22 February 2013
Modelling of irreversible deformations near the tip of a crack in a porous domain containing oil and gas
Dr Alex Lukyanov
Thermomechanical processes observed in deformable solids under intensive dynamic or quasi-static loadings consist of coupled mechanical, thermal and fracturing stages. The fracturing processes involve formation, motion and interaction of defects in crystals, phase transitions, breaking of bonds between atoms, accumulation of micro-structural damages (pores, cracks), etc. Irreversible deformations, zones of adiabatic shear micro-fractures are caused by these processes. Dynamic fracturing is a complicated multistage process, which includes appearance, evolution and confluence of micro-defects and formation of embryonic micro-cracks and pores that can grow and lead to the breaking-up of bodies with formation of free surfaces.

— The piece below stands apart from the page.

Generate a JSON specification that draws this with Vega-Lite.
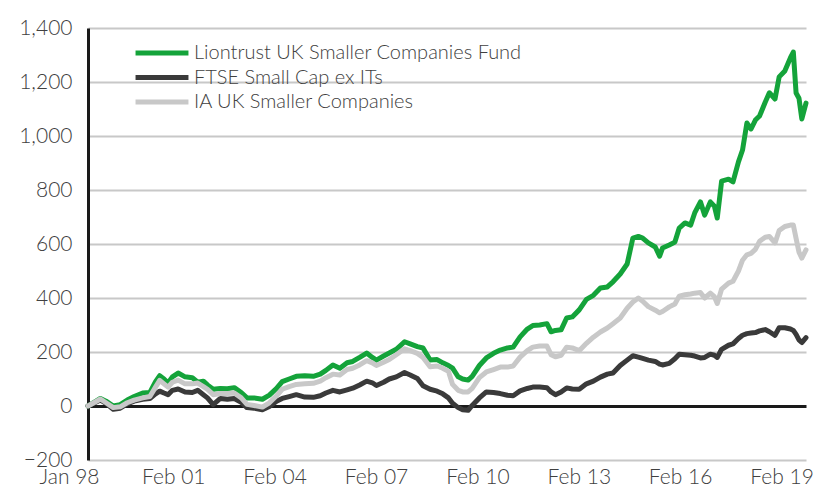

This results in a need to use more advanced mathematical and numerical techniques. This talk presents modelling of irreversible deformation near the tip of a crack in a porous domain containing oil and gas during the hydraulic fracturing process. The governing equations for a porous domain containing oil and gas are based on constructing a mathematical model of thermo-visco-elasto-plastic media with micro-defects (micro-pores) filled with another phase (e.g., oil or/and gas). The micro-pores can change their size during the process of dynamical irreversible deformation. The existing pores can expand or collapse. The model was created by using fundamental thermodynamic principles and, therefore, it is a thermodynamically consistent model. All the processes (i.e., irreversible deformation, fracturing, micro-damaging, heat transfer) within a porous domain are strongly coupled. An explicit normalized-corrected meshless method is used to solve the resulting governing PDEs. The flexibility of the proposed technique allows efficient running using a great number of micro- and macro- fractures. The results are presented, discussed and future studies are outlined.